I suspect the reason for not having an explicit 'deny' button is based on cost-benefit analysis. The benefits might be limited to 1. Improved user satisfaction, and 2. Minimise the risk that a user might accidentally click the confirmation link. But I suspect these aren't enough to outweigh the extra (arguably unnecessary) effort of implementing it.

That works in principle.

It does not seem to work in practice. I get a huge amount of daily email from various registered accounts with "unverified email". I assume somewhere on an ignored dashboard user sees a "unverified email" note, but it certainly does not, on average, stop the business from continued use of unverified email - and again, I've experienced this for small and large businesses alike.

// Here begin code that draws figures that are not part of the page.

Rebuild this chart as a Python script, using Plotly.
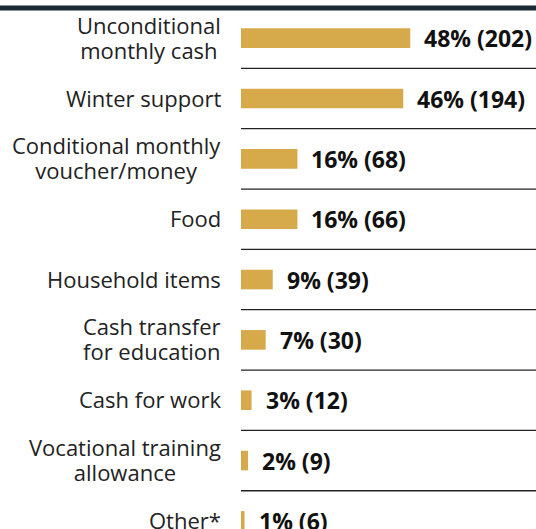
import plotly.graph_objects as go

categories = [
    "Unconditional<br>monthly cash",
    "Winter support",
    "Conditional monthly<br>voucher/money",
    "Food",
    "Household items",
    "Cash transfer<br>for education",
    "Cash for work",
    "Vocational training<br>allowance",
    "Other*",
]
percents = [48, 46, 16, 16, 9, 7, 3, 2, 1]
counts = [202, 194, 68, 66, 39, 30, 12, 9, 6]
value_labels = [f"{p}% ({c})" for p, c in zip(percents, counts)]

W, H = 536, 529
ML, MT = 241, 7.5
plot_w = W - ML
plot_h = H - MT
row_px = 60.4
rows_visible = plot_h / row_px
px_per_pct = 3.527
x_max = plot_w / px_per_pct

FONT = "Open Sans"
BAR = "#D6A94A"
CAT_SIZE = 22
VAL_SIZE = 23
LEAD_SIZE = 19  # base size that sets the (tight) line spacing

fig = go.Figure()
fig.add_trace(go.Bar(
    x=percents,
    y=list(range(len(categories))),
    orientation="h",
    width=0.325,
    marker=dict(color=BAR, line=dict(width=0)),
    hoverinfo="skip",
))

annotations = []
for i, (p, lab) in enumerate(zip(percents, value_labels)):
    annotations.append(dict(
        x=p, y=i, xref="x", yref="y",
        text=f"<b>{lab}</b>", showarrow=False,
        xanchor="left", yanchor="middle", xshift=12,
        font=dict(family=FONT, size=VAL_SIZE, color="#111111"),
    ))

for i, cat in enumerate(categories):
    lines = cat.split("<br>")
    txt = "<br>".join(
        f'<span style="font-size:{CAT_SIZE}px">{ln}</span>' for ln in lines
    )
    annotations.append(dict(
        x=0, y=i, xref="paper", yref="y",
        text=txt, showarrow=False, align="center",
        xanchor="right", yanchor="middle", xshift=-18, yshift=1,
        font=dict(family=FONT, size=LEAD_SIZE, color="#222222"),
    ))

shapes = []
for i in range(len(categories) - 1):
    shapes.append(dict(
        type="line", xref="x domain", yref="y",
        x0=0, x1=1, y0=i + 0.5, y1=i + 0.5,
        line=dict(color="#222222", width=1.3),
    ))
# top dark rule across the full width
shapes.append(dict(
    type="line", xref="paper", yref="paper",
    x0=-ML / plot_w, x1=1, y0=1, y1=1,
    line=dict(color="#1c2a37", width=5),
))

fig.update_layout(
    width=W, height=H,
    margin=dict(l=ML, r=0, t=MT, b=0, pad=0),
    paper_bgcolor="white", plot_bgcolor="white",
    showlegend=False,
    shapes=shapes,
    annotations=annotations,
    font=dict(family=FONT, size=CAT_SIZE, color="#222222"),
    xaxis=dict(range=[0, x_max], visible=False, fixedrange=True),
    yaxis=dict(
        range=[-0.5 + rows_visible, -0.5],
        showticklabels=False, ticks="",
        showgrid=False, zeroline=False, showline=False,
        fixedrange=True, automargin=False,
    ),
)

fig.write_html(
    "out.html",
    config={"displayModeBar": False},
    post_script="document.body.style.margin='0';document.body.style.overflow='hidden';",
)
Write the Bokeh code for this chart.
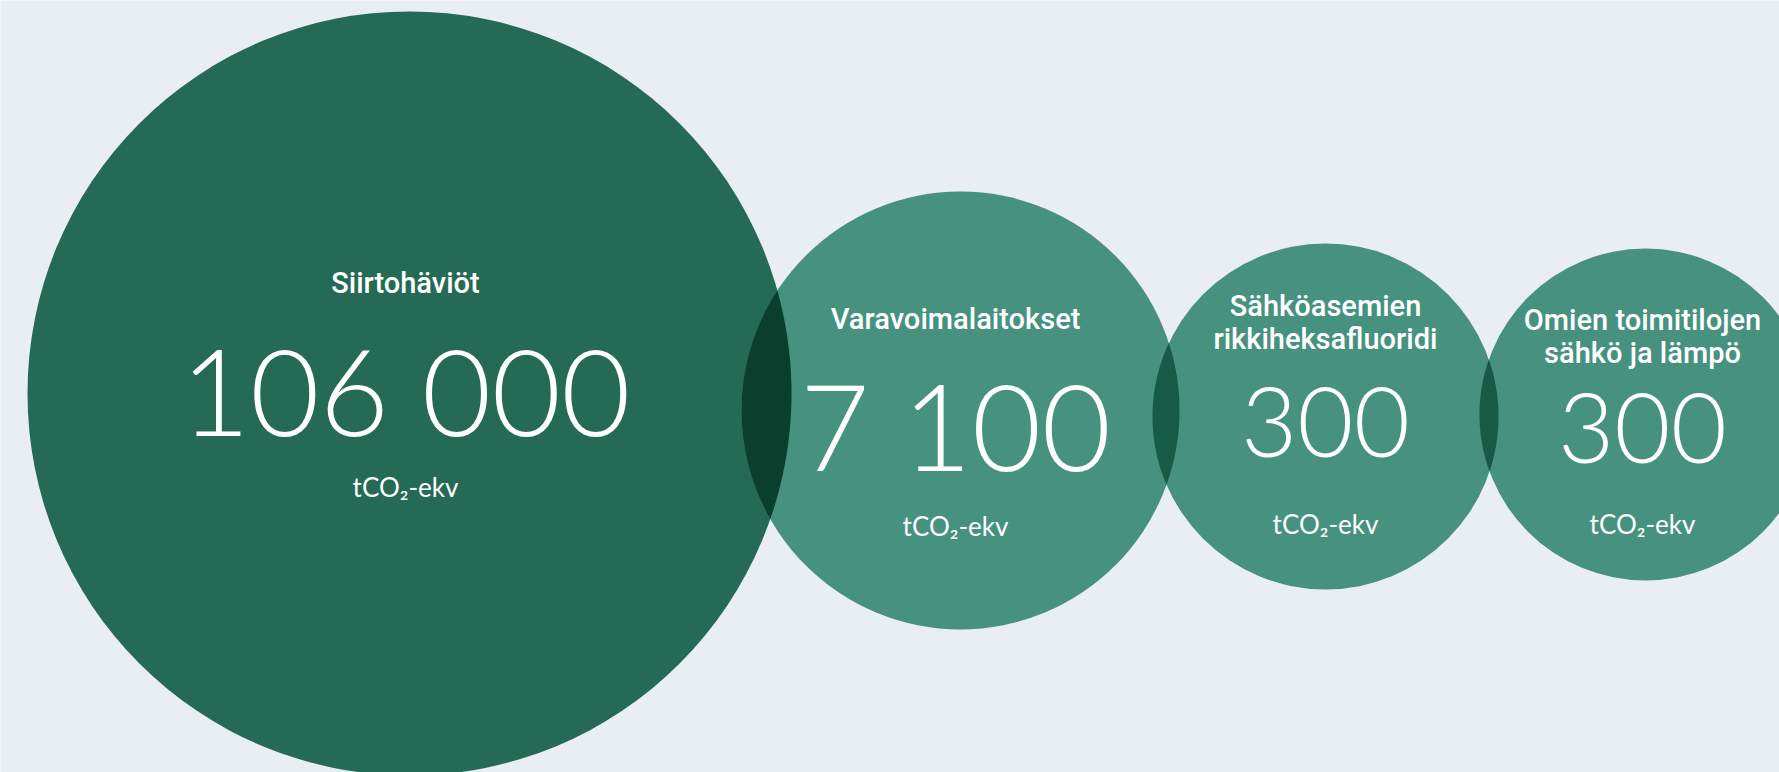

> The role of email verification is as a simple check for whether the email entered is controlled by the user entering it. A non-reponse by the owner of the email implies denial

It doesn't, though, because services often have a limited pending verification state, and no negative exit from that state. If it actually implied denial, then at some time in the pending state without confirmation, it would enter a failure state (which would probably curtail most access until a new email was provided.) Even then, it would be desirable to allow the actual mail account owner to trigger a fast-denial rather than relying on a implied denial by timeout.

Facebook has "That's not me" after a failed login. I think denying then triggers the original person/IP to be banned for a while.
Right, that's after a failed login for an existing account in steady state, when you get an email "Somebody tried to login, is that you?". Google etc do similar things.

I don't know if they have that on the initial signup and email verification though.

Marking the email as spam will report it to the company via a feedback loop mechanism and you should stop seeing emails within a day or two. Companies that have this set up correctly will take a spam complaint of a verification email as a deactivation of the account.